Monday, January 15, 2007

the fabled Palestinian strawberry

Last night I couldn't sleep. I'm planning a multi-country foreign trip and I guess my brain was in overdrive, one way and another.

For some reason I was thinking about the dangers of being mugged and/or having your wallet and travel documents stolen. I was wondering whether anyone produces 'dummy' creditcards - bits of plastic you could put into your wallet with a small amount of cash and give to a mugger, who would then think it was legitimate.

Subsequent research indicates that prepaid 'pay-as-you-go' payment cards exist, such as this one from the post office, but bizarrely, whilst it should not be possible to pay out more than is on the card, the small print indicates that in a small number of un-named circumstances you might be liable for payments over the limit. Surely it would be better to have a card that cannot be used by anyone for anything.
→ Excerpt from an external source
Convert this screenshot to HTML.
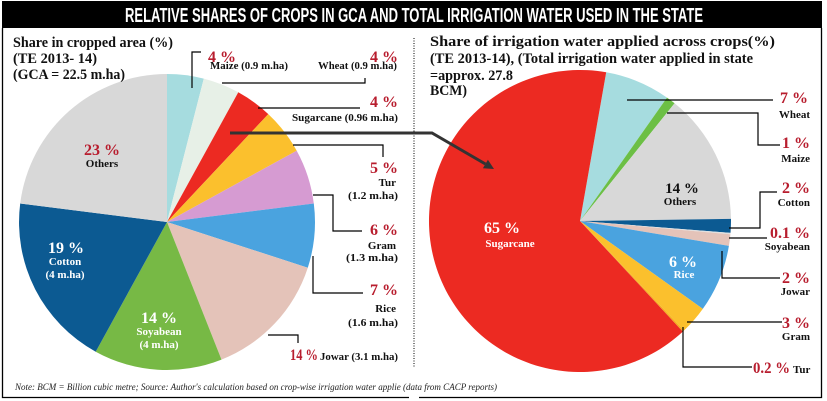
<!DOCTYPE html>
<html><head><meta charset="utf-8">
<style>
html,body{margin:0;padding:0;background:#fff;}
svg{display:block;}
.t{font-family:"Liberation Serif",serif;font-weight:bold;font-size:15px;fill:#111;}
.p{font-family:"Liberation Serif",serif;font-weight:bold;font-size:16px;fill:#b81d2e;}
.n{font-family:"Liberation Serif",serif;font-weight:bold;font-size:11px;fill:#111;}
.w{font-family:"Liberation Serif",serif;font-weight:bold;fill:#fff;}
.l{fill:none;stroke:#000;stroke-width:1.2;}
</style></head><body>
<svg width="827" height="401" viewBox="0 0 827 401" xmlns="http://www.w3.org/2000/svg">
<rect width="827" height="401" fill="#fff"/>
<rect x="2" y="1" width="820" height="27" fill="#000"/>
<text x="125" y="22" textLength="578" lengthAdjust="spacingAndGlyphs" font-family="Liberation Sans Narrow, Liberation Sans, sans-serif" font-weight="bold" font-size="20.5" fill="#fff">RELATIVE SHARES OF CROPS IN GCA AND TOTAL IRRIGATION WATER USED IN THE STATE</text>
<path d="M2.5 28 V397.5 H409 M419 397.5 H821.5 V28" fill="none" stroke="#000" stroke-width="1.3"/>
<line x1="414" y1="38" x2="414" y2="368" stroke="#000" stroke-width="1" stroke-dasharray="1 1.5"/>

<!-- Left pie -->
<g>
<path d="M167 222 L167 74 A148 148 0 0 1 203.8 78.6 Z" fill="#a6dcdf"/>
<path d="M167 222 L203.8 78.6 A148 148 0 0 1 238.3 92.3 Z" fill="#e7f0e7"/>
<path d="M167 222 L238.3 92.3 A148 148 0 0 1 268.3 114.1 Z" fill="#ec2a22"/>
<path d="M167 222 L268.3 114.1 A148 148 0 0 1 296.7 150.7 Z" fill="#fbc02d"/>
<path d="M167 222 L296.7 150.7 A148 148 0 0 1 313.8 203.5 Z" fill="#d69bd2"/>
<path d="M167 222 L313.8 203.5 A148 148 0 0 1 307.8 267.7 Z" fill="#4aa3df"/>
<path d="M167 222 L307.8 267.7 A148 148 0 0 1 221.5 359.6 Z" fill="#e4c3b9"/>
<path d="M167 222 L221.5 359.6 A148 148 0 0 1 95.7 351.7 Z" fill="#77b945"/>
<path d="M167 222 L95.7 351.7 A148 148 0 0 1 20.2 203.5 Z" fill="#0c5a92"/>
<path d="M167 222 L20.2 203.5 A148 148 0 0 1 167 74 Z" fill="#d8d8d8"/>
</g>

<!-- Right pie -->
<g>
<path d="M580 221 L606.2 72.3 A151 151 0 0 1 667.0 97.6 Z" fill="#a6dcdf"/>
<path d="M580 221 L667.0 97.6 A151 151 0 0 1 674.6 103.3 Z" fill="#6cbf45"/>
<path d="M580 221 L674.6 103.3 A151 151 0 0 1 731.0 218.9 Z" fill="#d8d8d8"/>
<path d="M580 221 L731.0 218.9 A151 151 0 0 1 730.5 232.9 Z" fill="#0c5a92"/>
<path d="M580 221 L730.5 232.9 A151 151 0 0 1 730.4 234.2 Z" fill="#e0e0e0"/>
<path d="M580 221 L730.4 234.2 A151 151 0 0 1 728.9 245.9 Z" fill="#e4c3b9"/>
<path d="M580 221 L728.9 245.9 A151 151 0 0 1 702.8 308.9 Z" fill="#4aa3df"/>
<path d="M580 221 L702.8 308.9 A151 151 0 0 1 684.1 330.4 Z" fill="#fbc02d"/>
<path d="M580 221 L684.1 330.4 A151 151 0 0 1 682.8 331.6 Z" fill="#f5b020"/>
<path d="M580 221 L682.8 331.6 A151 151 0 1 1 606.2 72.3 Z" fill="#ec2a22"/>
</g>

<!-- Left leaders -->
<polyline class="l" points="192,88 192,52 201,52"/>
<polyline class="l" points="222,83 365,83 365,78"/>
<polyline class="l" points="258,108 360,108"/>
<polyline class="l" points="293,145 383,145 383,157"/>
<polyline class="l" points="313,195 333,195 333,231 362,231"/>
<polyline class="l" points="313,256 313,293 363,293"/>
<polyline class="l" points="268,335 298,335 298,343"/>

<!-- Right leaders -->
<polyline class="l" points="627,100 773,100"/>
<polyline class="l" points="667,113 758,113 758,145 780,145"/>
<polyline class="l" points="729,228 760,228 760,192 777,192"/>
<polyline class="l" points="729,238 767,238"/>
<polyline class="l" points="722,251 722,278 780,278"/>
<polyline class="l" points="687,322 782,322"/>
<polyline class="l" points="683,327 683,367 752,367"/>

<!-- Arrow -->
<polyline points="230,133 432,133 485.4,164" fill="none" stroke="#333" stroke-width="3"/>
<polygon points="494,169 482.9,168.3 487.9,159.7" fill="#333"/>

<!-- Titles -->
<text class="t" x="13" y="47" textLength="160" lengthAdjust="spacingAndGlyphs">Share in cropped area (%)</text>
<text class="t" x="13" y="63" textLength="84" lengthAdjust="spacingAndGlyphs">(TE 2013- 14)</text>
<text class="t" x="13" y="79" textLength="112" lengthAdjust="spacingAndGlyphs">(GCA = 22.5 m.ha)</text>

<text class="t" x="430" y="46" textLength="345" lengthAdjust="spacingAndGlyphs">Share of irrigation water applied across crops(%)</text>
<text class="t" x="430" y="63" textLength="323" lengthAdjust="spacingAndGlyphs">(TE 2013-14), (Total irrigation water applied in state</text>
<text class="t" x="430" y="80" textLength="83" lengthAdjust="spacingAndGlyphs">=approx. 27.8</text>
<text class="t" x="430" y="95" textLength="37" lengthAdjust="spacingAndGlyphs">BCM)</text>

<!-- Left labels -->
<text class="p" x="208" y="62">4 %</text>
<text class="n" x="210" y="69" font-size="10" textLength="78" lengthAdjust="spacingAndGlyphs">Maize (0.9 m.ha)</text>
<text class="p" x="398" y="62" text-anchor="end">4 %</text>
<text class="n" x="397" y="69" font-size="10" text-anchor="end" textLength="79" lengthAdjust="spacingAndGlyphs">Wheat (0.9 m.ha)</text>
<text class="p" x="398" y="107" text-anchor="end">4 %</text>
<text class="n" x="398" y="121" font-size="10.5" text-anchor="end" textLength="106" lengthAdjust="spacingAndGlyphs">Sugarcane (0.96 m.ha)</text>
<text class="p" x="398" y="173" text-anchor="end">5 %</text>
<text class="n" x="396" y="186" text-anchor="end">Tur</text>
<text class="n" x="398" y="199" text-anchor="end" textLength="50" lengthAdjust="spacingAndGlyphs">(1.2 m.ha)</text>
<text class="p" x="398" y="235" text-anchor="end">6 %</text>
<text class="n" x="396" y="249" text-anchor="end">Gram</text>
<text class="n" x="398" y="261" text-anchor="end" textLength="52" lengthAdjust="spacingAndGlyphs">(1.3 m.ha)</text>
<text class="p" x="398" y="295" text-anchor="end">7 %</text>
<text class="n" x="396" y="312" text-anchor="end">Rice</text>
<text class="n" x="398" y="326" text-anchor="end" textLength="50" lengthAdjust="spacingAndGlyphs">(1.6 m.ha)</text>
<text class="p" x="290" y="360" textLength="28" lengthAdjust="spacingAndGlyphs">14 %</text>
<text class="n" x="320" y="360" font-size="11.5" textLength="78" lengthAdjust="spacingAndGlyphs">Jowar (3.1 m.ha)</text>

<text class="p" x="102" y="155" text-anchor="middle">23 %</text>
<text class="n" x="102" y="167" text-anchor="middle">Others</text>
<text class="w" x="66" y="253" font-size="16" text-anchor="middle">19 %</text>
<text class="w" x="65" y="265" font-size="11" text-anchor="middle">Cotton</text>
<text class="w" x="65" y="278" font-size="11" text-anchor="middle">(4 m.ha)</text>
<text class="w" x="159" y="323" font-size="16" text-anchor="middle">14 %</text>
<text class="w" x="159" y="335" font-size="11" text-anchor="middle">Soyabean</text>
<text class="w" x="159" y="348" font-size="11" text-anchor="middle">(4 m.ha)</text>

<!-- Right labels -->
<text class="p" x="808" y="103" text-anchor="end">7 %</text>
<text class="n" x="810" y="118" text-anchor="end">Wheat</text>
<text class="p" x="810" y="148" text-anchor="end">1 %</text>
<text class="n" x="810" y="162" text-anchor="end">Maize</text>
<text class="t" x="682" y="193" font-size="16" text-anchor="middle">14 %</text>
<text class="n" x="680" y="205" text-anchor="middle">Others</text>
<text class="p" x="810" y="193" text-anchor="end">2 %</text>
<text class="n" x="810" y="206" text-anchor="end">Cotton</text>
<text class="p" x="810" y="238" text-anchor="end">0.1 %</text>
<text class="n" x="810" y="250" text-anchor="end">Soyabean</text>
<text class="w" x="502" y="233" font-size="16" text-anchor="middle">65 %</text>
<text class="w" x="510" y="247" font-size="11" text-anchor="middle">Sugarcane</text>
<text class="w" x="683" y="267" font-size="16" text-anchor="middle">6 %</text>
<text class="w" x="684" y="278" font-size="11" text-anchor="middle">Rice</text>
<text class="p" x="810" y="283" text-anchor="end">2 %</text>
<text class="n" x="810" y="295" text-anchor="end">Jowar</text>
<text class="p" x="810" y="328" text-anchor="end">3 %</text>
<text class="n" x="810" y="340" text-anchor="end">Gram</text>
<text class="p" x="753" y="373" textLength="37" lengthAdjust="spacingAndGlyphs">0.2 %</text>
<text class="n" x="793" y="373">Tur</text>

<!-- Note -->
<text x="15" y="390" font-family="Liberation Serif, serif" font-style="italic" font-size="9.5" fill="#222" textLength="482" lengthAdjust="spacingAndGlyphs">Note: BCM = Billion cubic metre; Source: Author's calculation based on crop-wise irrigation water applie (data from CACP reports)</text>
</svg>
</body></html>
Apparently other people just use out-of-date cards (which I methodically tear up into tiny pieces) or ones that are sent to them by direct mailings (which I've stopped). Clearly there is a gap in the market.

Meanwhile, I nearly fell through the floor at my local greengrocer when I saw 'Palestinian' strawberries for sale. They were marketted under the Carmel label by an Israeli company called Agrexco. Unbeknown to me, it appears that there is quite a campaign of action against this company in progress.

Lesson being: a) it is not impossible to export from Gaza unless b) you are Palestinian and therefore as a grower c) you are taken for a ride by whichever Israeli company owns the monopoly on distribution.

And another thing I've just noticed - about the only place I cannot use my chip-and-pin card to prove my identity is the bank. How does that work then?